Let Investors Pay for College
A radical — and reasonable — way to finance sky-high college costs
Three things you could do with the money it currently costs to go to college:
• Feed a family of four for over a decade
• Make a line 12 miles long out of dollar bills
• Buy five new mid-sized cars (floor mats included)
That’s based on the aorta-clenching cost of four years of higher ed. For the academic year 2011–2012, the price tag for college averaged $21,447 per year for an in-state public school and $42,224 for a private college, according to CollegeData.
The insane rate of paying for college keeps going up while the American family’s ability to pay for it keeps going down. At the same time, a college degree is becoming the baseline criteria for employability that a high-school diploma once was. It’s unsustainable. Yet, year after year, nothing changes.
Luigi Zingalese, a professor at University of Chicago ($62,425 per year, btw), has an idea: Invite investors to foot the bill in exchange for a fraction of the student’s future income.
Zingalese sums up his radical approach in The College Graduate as Collateral, an op-ed piece appearing this week in the NY Times. Under Zingalese’s plan, a student’s education could be financed with equity rather than with debt. Students don’t typically have too many financial assets to offer up for collateral, with one major exception: their potential.
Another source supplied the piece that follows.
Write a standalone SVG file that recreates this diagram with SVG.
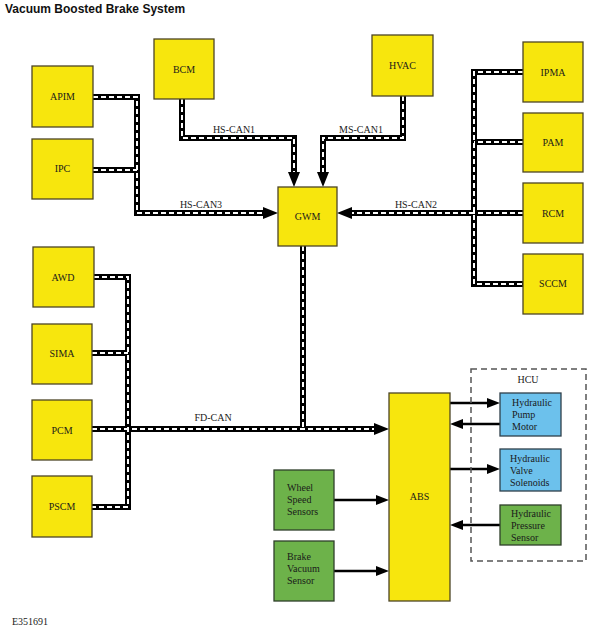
<svg xmlns="http://www.w3.org/2000/svg" width="595" height="632" viewBox="0 0 595 632">
<defs>
<style>
.t{font-family:"Liberation Serif","Times New Roman",serif;font-size:10px;fill:#1a1a1a}
.c{text-anchor:middle}
.y{fill:#f7e60d;stroke:#4d4526;stroke-width:1.3}
.g{fill:#6db24a;stroke:#2f3f2a;stroke-width:1.3}
.b{fill:#6cc1ec;stroke:#2f3f4a;stroke-width:1.3}
.bk{fill:none;stroke:#000;stroke-width:6}
.wd{fill:none;stroke:#fff;stroke-width:2;stroke-dasharray:5 3}
.th{fill:none;stroke:#000;stroke-width:2.5}
</style>
<marker id="ah" markerUnits="userSpaceOnUse" markerWidth="15" markerHeight="12" refX="0" refY="6" orient="auto"><path d="M0,0 L15,6 L0,12 z" fill="#000"/></marker>
<marker id="as" markerUnits="userSpaceOnUse" markerWidth="13" markerHeight="10" refX="0" refY="5" orient="auto"><path d="M0,0 L13,5 L0,10 z" fill="#000"/></marker>
</defs>
<rect width="595" height="632" fill="#fff"/>
<text x="5" y="13" style="font-family:'Liberation Sans',Arial,sans-serif;font-size:12px;font-weight:bold;fill:#111">Vacuum Boosted Brake System</text>

<g id="connectors">
<!-- black layers -->
<path class="bk" d="M93,97 H137 V213 H263" marker-end="url(#ah)"/>
<path class="bk" d="M93,170 H137"/>
<path class="bk" d="M182,99 V138 H294 V172" marker-end="url(#ah)"/>
<path class="bk" d="M403,96 V138 H323 V172" marker-end="url(#ah)"/>
<path class="bk" d="M523,72 H474 V284 H523"/>
<path class="bk" d="M523,142 H474"/>
<path class="bk" d="M523,213 H474"/>
<path class="bk" d="M474,213 H352" marker-end="url(#ah)"/>
<path class="bk" d="M303,246 V429"/>
<path class="bk" d="M94,277 H128 V507 H92"/>
<path class="bk" d="M92,353 H128"/>
<path class="bk" d="M92,429 H374" marker-end="url(#ah)"/>
<!-- white dashes -->
<path class="wd" d="M93,97 H137 V213 H263"/>
<path class="wd" d="M93,170 H137"/>
<path class="wd" d="M182,99 V138 H294 V172"/>
<path class="wd" d="M403,96 V138 H323 V172"/>
<path class="wd" d="M523,72 H474 V284 H523"/>
<path class="wd" d="M523,142 H474"/>
<path class="wd" d="M523,213 H474"/>
<path class="wd" d="M474,213 H352"/>
<path class="wd" d="M303,246 V429"/>
<path class="wd" d="M94,277 H128 V507 H92"/>
<path class="wd" d="M92,353 H128"/>
<path class="wd" d="M92,429 H374"/>
<!-- thin arrows -->
<path class="th" d="M450,403 H487" marker-end="url(#as)"/>
<path class="th" d="M500,424 H463" marker-end="url(#as)"/>
<path class="th" d="M450,469 H487" marker-end="url(#as)"/>
<path class="th" d="M500,525 H463" marker-end="url(#as)"/>
<path class="th" d="M334,500 H376" marker-end="url(#as)"/>
<path class="th" d="M334,571 H376" marker-end="url(#as)"/>
<!-- labels -->
<text class="t c" x="234" y="133">HS-CAN1</text>
<text class="t c" x="361" y="133">MS-CAN1</text>
<text class="t c" x="201" y="208">HS-CAN3</text>
<text class="t c" x="416" y="208">HS-CAN2</text>
<text class="t c" x="213" y="421">FD-CAN</text>
</g>

<g id="HCU">
<rect x="471" y="369" width="115" height="192" fill="none" stroke="#555" stroke-width="1.5" stroke-dasharray="6 4"/>
<text class="t c" x="528" y="383">HCU</text>
</g>
<g id="APIM"><rect class="y" x="32" y="66" width="61" height="61"/><text class="t c" x="62.5" y="100">APIM</text></g>
<g id="IPC"><rect class="y" x="32" y="139" width="61" height="60"/><text class="t c" x="62.5" y="172">IPC</text></g>
<g id="BCM"><rect class="y" x="154" y="39" width="60" height="60"/><text class="t c" x="184" y="73">BCM</text></g>
<g id="HVAC"><rect class="y" x="372" y="35" width="61" height="61"/><text class="t c" x="402.5" y="69">HVAC</text></g>
<g id="IPMA"><rect class="y" x="523" y="42" width="60" height="60"/><text class="t c" x="553" y="76">IPMA</text></g>
<g id="PAM"><rect class="y" x="523" y="113" width="60" height="59"/><text class="t c" x="553" y="146">PAM</text></g>
<g id="RCM"><rect class="y" x="523" y="183" width="60" height="60"/><text class="t c" x="553" y="217">RCM</text></g>
<g id="SCCM"><rect class="y" x="523" y="254" width="60" height="60"/><text class="t c" x="553" y="287">SCCM</text></g>
<g id="GWM"><rect class="y" x="278" y="187" width="59" height="59"/><text class="t c" x="307.5" y="220">GWM</text></g>
<g id="AWD"><rect class="y" x="33" y="247" width="61" height="60"/><text class="t c" x="63" y="281">AWD</text></g>
<g id="SIMA"><rect class="y" x="32" y="324" width="60" height="60"/><text class="t c" x="62" y="357">SIMA</text></g>
<g id="PCM"><rect class="y" x="32" y="400" width="60" height="60"/><text class="t c" x="62" y="434">PCM</text></g>
<g id="PSCM"><rect class="y" x="32" y="476" width="60" height="61"/><text class="t c" x="62" y="510">PSCM</text></g>
<g id="ABS"><rect class="y" x="389" y="393" width="61" height="208"/><text class="t c" x="419.5" y="500">ABS</text></g>
<g id="WheelSpeedSensors"><rect class="g" x="274" y="470" width="60" height="60"/><text class="t" x="287" y="491">Wheel</text><text class="t" x="287" y="503">Speed</text><text class="t" x="287" y="515">Sensors</text></g>
<g id="BrakeVacuumSensor"><rect class="g" x="274" y="541" width="60" height="60"/><text class="t" x="287" y="560">Brake</text><text class="t" x="287" y="572">Vacuum</text><text class="t" x="287" y="584">Sensor</text></g>
<g id="HydraulicPumpMotor"><rect class="b" x="500" y="393" width="61" height="43"/><text class="t" x="512" y="406">Hydraulic</text><text class="t" x="512" y="418">Pump</text><text class="t" x="512" y="430">Motor</text></g>
<g id="HydraulicValveSolenoids"><rect class="b" x="500" y="449" width="61" height="42"/><text class="t" x="510" y="462">Hydraulic</text><text class="t" x="510" y="474">Valve</text><text class="t" x="510" y="486">Solenoids</text></g>
<g id="HydraulicPressureSensor"><rect class="g" x="500" y="505" width="61" height="40"/><text class="t" x="511" y="517">Hydraulic</text><text class="t" x="511" y="529">Pressure</text><text class="t" x="511" y="541">Sensor</text></g>
<text class="t" x="12" y="625">E351691</text>
</svg>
Fault-finders have said the plan is a form of indentured servitude, though Zingalese addresses that criticism in his article. Venture capitalists would see returns on investment, yes, but it’s a good-conscience investment with benefits that resonate to students, families, taxpayers, and schools. Would a young graduate rather have the option of a voluntary tax on future income — dollars nicked off a paycheck and returned to the people who invested in intellectual capital — or leave college and immediately come under the crushing weight of a student loan? Or perhaps never be able to attend school in the first place?